To date 13 states have created anticompetitive barriers to entry for public power utilities that want to offer broadband infrastructure and services to wholesale and retail customers. It's a very safe bet that private cable TV and telecom companies-who are generally viewed as considerably more cutthroat than investor-owned utilities-will be knocking on many more statehouse doors peddling legislation to prohibit, either expressly or effectively, public power utilities and municipalities from getting into the broadband business.

Get ready for a rough fight with the telecom companies. In Florida, public power is battling legislative proposals to impose new taxes on all municipal utilities that expand their service areas and to place a one-year moratorium on signing up new customers for telecommunications services offered by existing city and county utilities. One sponsor of the legislation is not only a former mayor of a public power city but also served on the board of the municipal utility.

One good resource for countering the companies' arguments is APPA's recent report, Community Broadband: Separating Fact from Fiction, which can be downloaded or ordered at http://www.appanet.org/legislativeregulatory/broadband/fact/fact.cfm. That report refutes assertions commonly used to argue against municipal utilities offering broadband services. Many of these assertions will look familiar, as they are the same tired, unfounded charges used by opponents of public power.

That's one reason all public power utilities-even if they have no plans or interest in offering broadband in the foreseeable future-should get involved in the fight over the right of local governments to provide broadband services. Like electricity, broadband is a basic infrastructure service with implications for the economic well-being or even survival of communities. Just as opponents' arguments are the same, the principles involved are the same.

(A short digression. Having recently tried in vain to get an estimate, let alone a reasonable estimate, from a contractor on replacing some railroad ties around a patio, I am particularly unsympathetic to the whining of these monopolistic cable and phone companies about how unfair it is that communities don't pay income taxes and can issue tax-exempt financing. This is analogous to local contractors complaining that do-it-yourselfers are unfair competitors because they don't pay payroll and Social Security taxes on their labor. The local city council would laugh (or boot) them out of the room; Congress and state legislatures should do the same to the telecom companies seeking restrictions on municipalities offering broadband.)

All public power utilities should join the fight over broadband because the future is rarely foreseeable, so sitting by while your options are foreclosed is never a good idea.

Restrictions on municipalities sought by the telecom companies may-either intentionally or unintentionally-affect all sorts of municipal communications systems, such as SCADA systems or local government networks.

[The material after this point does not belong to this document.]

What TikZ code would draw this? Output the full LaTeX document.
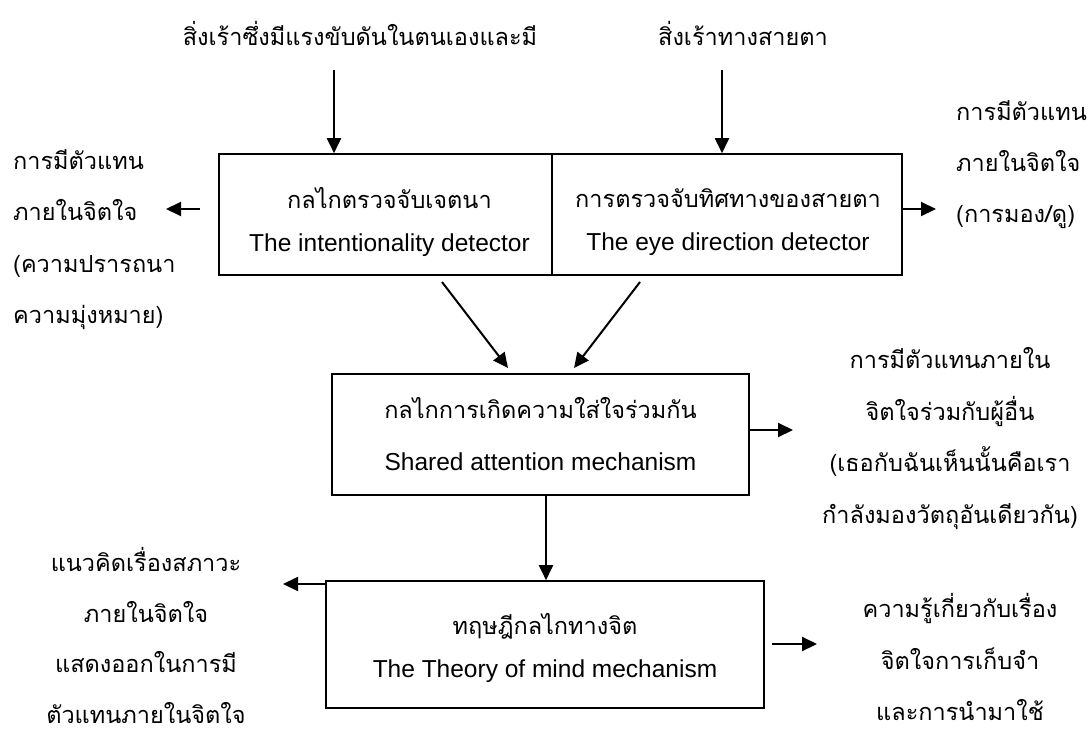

Congress is expected to begin work soon on another telecommunications bill, offering an opportunity for lawmakers to confirm that "any entity" means exactly that. It won't be easy. The big cable and telecom companies will blanket Capitol Hill with lobbyists and campaign contributions, but members of Congress are revisiting the Telecommunications Act of 1996 because it has not produced the level of competition (and benefits) that were promised.

That means it's a real opportunity. Perhaps the last one.